» **DIRECTION**
Single out the lines of the material that contain "LaTeX" and copy them.

>>>

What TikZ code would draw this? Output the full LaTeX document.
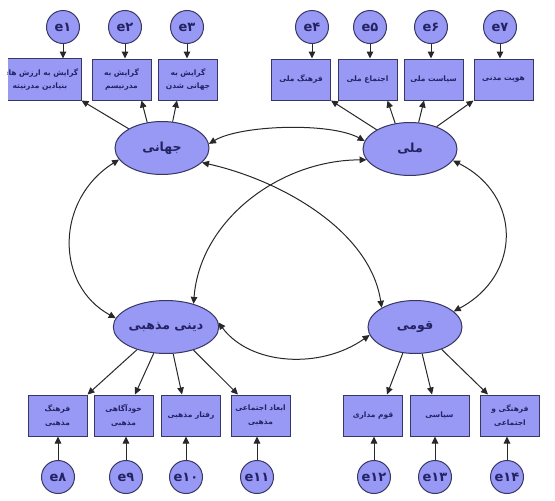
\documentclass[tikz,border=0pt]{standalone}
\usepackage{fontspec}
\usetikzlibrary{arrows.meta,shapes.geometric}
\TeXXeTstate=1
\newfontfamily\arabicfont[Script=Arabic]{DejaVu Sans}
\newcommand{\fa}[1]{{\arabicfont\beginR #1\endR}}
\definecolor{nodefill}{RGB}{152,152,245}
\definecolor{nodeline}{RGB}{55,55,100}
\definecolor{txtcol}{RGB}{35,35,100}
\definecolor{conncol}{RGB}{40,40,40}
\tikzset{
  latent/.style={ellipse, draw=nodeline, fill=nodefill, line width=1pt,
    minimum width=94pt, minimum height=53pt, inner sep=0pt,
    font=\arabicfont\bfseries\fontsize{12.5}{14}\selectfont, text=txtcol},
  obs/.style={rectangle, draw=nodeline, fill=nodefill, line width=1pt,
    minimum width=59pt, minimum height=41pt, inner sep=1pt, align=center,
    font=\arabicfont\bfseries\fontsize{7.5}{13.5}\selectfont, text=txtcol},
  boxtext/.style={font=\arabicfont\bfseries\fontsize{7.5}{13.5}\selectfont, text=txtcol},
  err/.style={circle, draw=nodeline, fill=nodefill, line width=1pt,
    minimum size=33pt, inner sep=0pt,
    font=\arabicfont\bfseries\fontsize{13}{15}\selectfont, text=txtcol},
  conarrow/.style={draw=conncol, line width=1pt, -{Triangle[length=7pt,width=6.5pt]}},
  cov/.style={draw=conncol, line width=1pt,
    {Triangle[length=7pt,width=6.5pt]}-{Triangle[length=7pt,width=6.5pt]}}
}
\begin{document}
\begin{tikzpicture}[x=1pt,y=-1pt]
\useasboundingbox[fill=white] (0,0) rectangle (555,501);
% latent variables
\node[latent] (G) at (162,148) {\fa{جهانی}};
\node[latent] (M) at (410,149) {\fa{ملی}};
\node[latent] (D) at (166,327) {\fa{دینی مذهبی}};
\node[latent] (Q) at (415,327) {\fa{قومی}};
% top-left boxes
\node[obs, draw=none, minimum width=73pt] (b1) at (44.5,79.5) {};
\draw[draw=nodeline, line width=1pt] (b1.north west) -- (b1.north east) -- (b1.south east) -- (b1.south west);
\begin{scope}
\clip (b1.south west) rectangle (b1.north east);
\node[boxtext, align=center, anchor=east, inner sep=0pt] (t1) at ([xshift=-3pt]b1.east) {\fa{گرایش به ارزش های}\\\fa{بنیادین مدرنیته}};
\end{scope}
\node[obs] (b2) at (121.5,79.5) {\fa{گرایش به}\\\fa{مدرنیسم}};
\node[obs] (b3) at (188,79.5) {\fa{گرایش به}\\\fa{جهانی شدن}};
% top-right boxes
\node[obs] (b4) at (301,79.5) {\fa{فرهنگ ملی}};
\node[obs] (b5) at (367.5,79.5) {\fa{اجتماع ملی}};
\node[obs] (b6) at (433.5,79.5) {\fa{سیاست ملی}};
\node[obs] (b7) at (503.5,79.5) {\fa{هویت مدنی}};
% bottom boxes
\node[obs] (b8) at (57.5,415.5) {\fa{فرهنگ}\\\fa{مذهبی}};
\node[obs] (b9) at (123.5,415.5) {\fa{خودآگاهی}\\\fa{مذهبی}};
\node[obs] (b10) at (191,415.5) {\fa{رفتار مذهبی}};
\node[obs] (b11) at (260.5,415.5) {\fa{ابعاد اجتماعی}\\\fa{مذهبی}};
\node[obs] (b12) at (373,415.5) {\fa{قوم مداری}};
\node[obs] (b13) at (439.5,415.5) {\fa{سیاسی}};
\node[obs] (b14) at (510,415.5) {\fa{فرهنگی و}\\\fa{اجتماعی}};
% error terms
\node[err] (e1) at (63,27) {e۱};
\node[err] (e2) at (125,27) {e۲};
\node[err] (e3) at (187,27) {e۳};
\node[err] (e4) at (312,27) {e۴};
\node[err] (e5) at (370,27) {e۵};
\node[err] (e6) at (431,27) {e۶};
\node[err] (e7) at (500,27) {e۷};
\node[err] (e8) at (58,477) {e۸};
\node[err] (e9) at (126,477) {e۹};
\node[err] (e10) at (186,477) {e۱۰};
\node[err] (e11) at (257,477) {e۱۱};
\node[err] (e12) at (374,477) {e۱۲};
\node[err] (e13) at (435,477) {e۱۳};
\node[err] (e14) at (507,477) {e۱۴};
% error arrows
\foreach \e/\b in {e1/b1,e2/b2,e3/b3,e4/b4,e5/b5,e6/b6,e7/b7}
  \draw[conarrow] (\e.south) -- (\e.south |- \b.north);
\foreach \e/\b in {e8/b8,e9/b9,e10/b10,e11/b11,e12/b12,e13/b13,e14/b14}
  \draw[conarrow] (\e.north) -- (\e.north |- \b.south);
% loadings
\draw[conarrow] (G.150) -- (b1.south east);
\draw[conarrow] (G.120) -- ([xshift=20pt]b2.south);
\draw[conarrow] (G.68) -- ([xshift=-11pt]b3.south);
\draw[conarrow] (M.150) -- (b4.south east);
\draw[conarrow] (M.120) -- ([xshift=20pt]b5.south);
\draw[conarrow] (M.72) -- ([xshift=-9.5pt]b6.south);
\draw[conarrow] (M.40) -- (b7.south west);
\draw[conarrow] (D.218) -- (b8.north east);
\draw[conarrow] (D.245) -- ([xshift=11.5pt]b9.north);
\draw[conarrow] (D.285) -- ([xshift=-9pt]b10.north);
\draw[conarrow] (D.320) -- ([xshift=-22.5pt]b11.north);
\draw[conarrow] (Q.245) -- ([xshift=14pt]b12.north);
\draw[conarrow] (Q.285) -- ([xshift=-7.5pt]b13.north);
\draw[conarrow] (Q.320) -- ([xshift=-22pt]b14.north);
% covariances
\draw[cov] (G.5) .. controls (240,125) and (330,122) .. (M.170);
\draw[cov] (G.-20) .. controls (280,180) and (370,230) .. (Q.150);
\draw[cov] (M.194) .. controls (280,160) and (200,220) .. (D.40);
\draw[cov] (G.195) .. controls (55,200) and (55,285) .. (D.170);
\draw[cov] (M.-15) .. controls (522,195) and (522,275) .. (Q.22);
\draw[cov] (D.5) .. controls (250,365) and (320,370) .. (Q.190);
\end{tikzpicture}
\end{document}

<<<
>>>

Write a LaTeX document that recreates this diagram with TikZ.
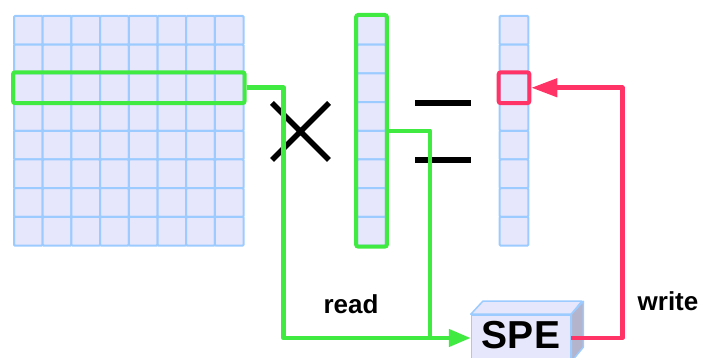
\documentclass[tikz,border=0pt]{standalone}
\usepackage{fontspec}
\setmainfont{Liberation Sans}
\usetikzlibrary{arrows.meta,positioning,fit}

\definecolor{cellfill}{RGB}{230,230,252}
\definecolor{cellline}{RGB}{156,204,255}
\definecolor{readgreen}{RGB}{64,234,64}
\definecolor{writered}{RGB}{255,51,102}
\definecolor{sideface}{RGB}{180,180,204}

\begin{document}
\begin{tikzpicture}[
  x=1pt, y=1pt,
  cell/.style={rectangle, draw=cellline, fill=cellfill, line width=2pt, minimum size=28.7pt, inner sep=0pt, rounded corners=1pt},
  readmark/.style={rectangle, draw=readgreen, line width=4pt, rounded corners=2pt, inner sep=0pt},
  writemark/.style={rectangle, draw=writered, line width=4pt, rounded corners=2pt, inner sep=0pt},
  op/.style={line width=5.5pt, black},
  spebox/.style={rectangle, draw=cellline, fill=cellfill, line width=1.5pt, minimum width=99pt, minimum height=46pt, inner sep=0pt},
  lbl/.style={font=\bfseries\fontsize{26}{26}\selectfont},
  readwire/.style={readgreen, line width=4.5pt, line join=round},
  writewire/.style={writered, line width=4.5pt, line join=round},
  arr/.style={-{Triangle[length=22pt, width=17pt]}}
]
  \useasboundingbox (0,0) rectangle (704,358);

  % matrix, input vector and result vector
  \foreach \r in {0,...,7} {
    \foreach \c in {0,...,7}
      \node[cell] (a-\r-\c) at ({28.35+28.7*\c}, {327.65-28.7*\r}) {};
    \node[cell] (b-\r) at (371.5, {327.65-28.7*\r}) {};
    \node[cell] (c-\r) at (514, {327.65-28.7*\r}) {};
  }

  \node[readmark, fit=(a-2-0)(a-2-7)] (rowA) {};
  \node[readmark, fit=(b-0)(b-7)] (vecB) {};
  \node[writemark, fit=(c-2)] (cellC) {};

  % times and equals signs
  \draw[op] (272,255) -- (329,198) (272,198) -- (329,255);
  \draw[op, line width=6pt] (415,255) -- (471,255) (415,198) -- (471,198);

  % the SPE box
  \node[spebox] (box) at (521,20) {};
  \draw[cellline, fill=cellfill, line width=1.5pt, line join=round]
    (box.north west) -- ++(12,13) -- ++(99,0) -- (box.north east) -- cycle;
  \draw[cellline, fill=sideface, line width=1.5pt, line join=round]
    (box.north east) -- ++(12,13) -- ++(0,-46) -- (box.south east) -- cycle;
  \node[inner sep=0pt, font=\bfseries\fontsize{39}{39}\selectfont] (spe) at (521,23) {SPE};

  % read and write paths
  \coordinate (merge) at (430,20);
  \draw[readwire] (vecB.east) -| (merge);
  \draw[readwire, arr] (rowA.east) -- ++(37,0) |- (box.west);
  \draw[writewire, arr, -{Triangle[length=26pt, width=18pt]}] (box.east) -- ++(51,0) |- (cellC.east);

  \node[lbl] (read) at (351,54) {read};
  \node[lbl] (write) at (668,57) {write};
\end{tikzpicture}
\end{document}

<<<

» **SOLUTION TO THE PROBLEM**
What TikZ code would draw this? Output the full LaTeX document.
Write a LaTeX document that recreates this diagram with TikZ.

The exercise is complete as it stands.